Written instruction:
Beginning with the first line, set down every line through the one containing "return (H - MB - (py - OFF)) / PH", exactly as it appears, but not the pictures.

..........

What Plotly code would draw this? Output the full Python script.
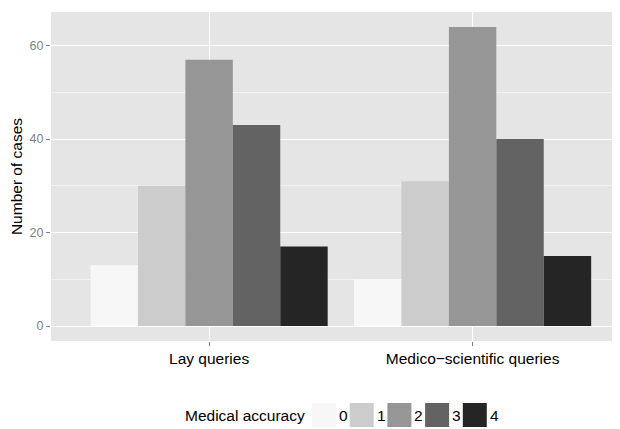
import plotly.graph_objects as go

categories = ["Lay queries", "Medico\u2212scientific queries"]
accuracy_levels = ["0", "1", "2", "3", "4"]
counts = {
    "0": [13, 10],
    "1": [30, 31],
    "2": [57, 64],
    "3": [43, 40],
    "4": [17, 15],
}
colors = ["#F7F7F7", "#CCCCCC", "#969696", "#636363", "#252525"]
y_ticks = [0, 20, 40, 60]

# page body adds an 8px margin; compensate so the panel lands where the reference has it
OFF = 8
W, H = 620 - OFF, 429 - OFF
ML, MR, MT, MB = 51 - OFF, 0, 12 - OFF, 88
PW, PH = W - ML - MR, H - MT - MB
FONT = "Liberation Sans, Arial, Helvetica, sans-serif"

xpos = list(range(len(categories)))
unit_px = 263.5
x0 = -0.6
x1 = x0 + PW / unit_px

fig = go.Figure()
for lvl, col in zip(accuracy_levels, colors):
    fig.add_trace(go.Bar(
        x=xpos, y=counts[lvl], name=lvl,
        marker=dict(color=col, line=dict(width=0)),
        showlegend=False,
    ))

fig.update_layout(
    width=W, height=H,
    margin=dict(l=ML, r=MR, t=MT, b=MB, pad=0),
    paper_bgcolor="white",
    plot_bgcolor="#E5E5E5",
    barmode="group", bargap=0.1, bargroupgap=0,
    font=dict(family=FONT, color="black"),
)
fig.update_xaxes(
    range=[x0, x1], tickvals=xpos, ticktext=categories,
    showgrid=True, gridcolor="white", gridwidth=1.2,
    zeroline=False, showline=False,
    ticks="outside", ticklen=4, tickcolor="#7F7F7F", tickwidth=1,
    ticklabelstandoff=-1,
    tickfont=dict(size=15.5, color="black", family=FONT),
)
fig.update_yaxes(
    range=[-3.2, 67.2], tickvals=y_ticks,
    showgrid=True, gridcolor="white", gridwidth=1.2,
    minor=dict(tickvals=[10, 30, 50], showgrid=True, gridcolor="#F2F2F2", gridwidth=0.6, ticks=""),
    zeroline=False, showline=False,
    ticks="outside", ticklen=4, tickcolor="#7F7F7F", tickwidth=1,
    tickfont=dict(size=12.5, color="#7F7F7F", family=FONT),
    title=dict(text="Number of cases", font=dict(size=15.5, color="black", family=FONT), standoff=4),
)

# custom legend (ggplot-style large keys), positions given in page pixels
def px_to_paper_x(px):
    return (px - OFF - ML) / PW

def py_to_paper_y(py):
    return (H - MB - (py - OFF)) / PH

key_size = 24
key_top = 403
key_start = 312
step = 37.7
fig.add_annotation(
    xref="paper", yref="paper",
    x=px_to_paper_x(key_start - 6), y=py_to_paper_y(key_top + key_size / 2),
    xanchor="right", yanchor="middle", showarrow=False, borderpad=0,
    text="Medical accuracy", font=dict(size=15.5, color="black", family=FONT),
)
for i, (lvl, col) in enumerate(zip(accuracy_levels, colors)):
    kx = key_start + i * step
    fig.add_shape(
        type="rect", xref="paper", yref="paper",
        x0=px_to_paper_x(kx), x1=px_to_paper_x(kx + key_size),
        y0=py_to_paper_y(key_top + key_size), y1=py_to_paper_y(key_top),
        fillcolor=col, line=dict(width=0), layer="above",
    )
    fig.add_annotation(
        xref="paper", yref="paper",
        x=px_to_paper_x(kx + key_size + 2), y=py_to_paper_y(key_top + key_size / 2),
        xanchor="left", yanchor="middle", showarrow=False, borderpad=0,
        text=lvl, font=dict(size=15.5, color="black", family=FONT),
    )

fig.write_html("out.html")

..........

Output of the exercise:
What Plotly code would draw this? Output the full Python script.
import plotly.graph_objects as go

categories = ["Lay queries", "Medico\u2212scientific queries"]
accuracy_levels = ["0", "1", "2", "3", "4"]
counts = {
    "0": [13, 10],
    "1": [30, 31],
    "2": [57, 64],
    "3": [43, 40],
    "4": [17, 15],
}
colors = ["#F7F7F7", "#CCCCCC", "#969696", "#636363", "#252525"]
y_ticks = [0, 20, 40, 60]

# page body adds an 8px margin; compensate so the panel lands where the reference has it
OFF = 8
W, H = 620 - OFF, 429 - OFF
ML, MR, MT, MB = 51 - OFF, 0, 12 - OFF, 88
PW, PH = W - ML - MR, H - MT - MB
FONT = "Liberation Sans, Arial, Helvetica, sans-serif"

xpos = list(range(len(categories)))
unit_px = 263.5
x0 = -0.6
x1 = x0 + PW / unit_px

fig = go.Figure()
for lvl, col in zip(accuracy_levels, colors):
    fig.add_trace(go.Bar(
        x=xpos, y=counts[lvl], name=lvl,
        marker=dict(color=col, line=dict(width=0)),
        showlegend=False,
    ))

fig.update_layout(
    width=W, height=H,
    margin=dict(l=ML, r=MR, t=MT, b=MB, pad=0),
    paper_bgcolor="white",
    plot_bgcolor="#E5E5E5",
    barmode="group", bargap=0.1, bargroupgap=0,
    font=dict(family=FONT, color="black"),
)
fig.update_xaxes(
    range=[x0, x1], tickvals=xpos, ticktext=categories,
    showgrid=True, gridcolor="white", gridwidth=1.2,
    zeroline=False, showline=False,
    ticks="outside", ticklen=4, tickcolor="#7F7F7F", tickwidth=1,
    ticklabelstandoff=-1,
    tickfont=dict(size=15.5, color="black", family=FONT),
)
fig.update_yaxes(
    range=[-3.2, 67.2], tickvals=y_ticks,
    showgrid=True, gridcolor="white", gridwidth=1.2,
    minor=dict(tickvals=[10, 30, 50], showgrid=True, gridcolor="#F2F2F2", gridwidth=0.6, ticks=""),
    zeroline=False, showline=False,
    ticks="outside", ticklen=4, tickcolor="#7F7F7F", tickwidth=1,
    tickfont=dict(size=12.5, color="#7F7F7F", family=FONT),
    title=dict(text="Number of cases", font=dict(size=15.5, color="black", family=FONT), standoff=4),
)

# custom legend (ggplot-style large keys), positions given in page pixels
def px_to_paper_x(px):
    return (px - OFF - ML) / PW

def py_to_paper_y(py):
    return (H - MB - (py - OFF)) / PH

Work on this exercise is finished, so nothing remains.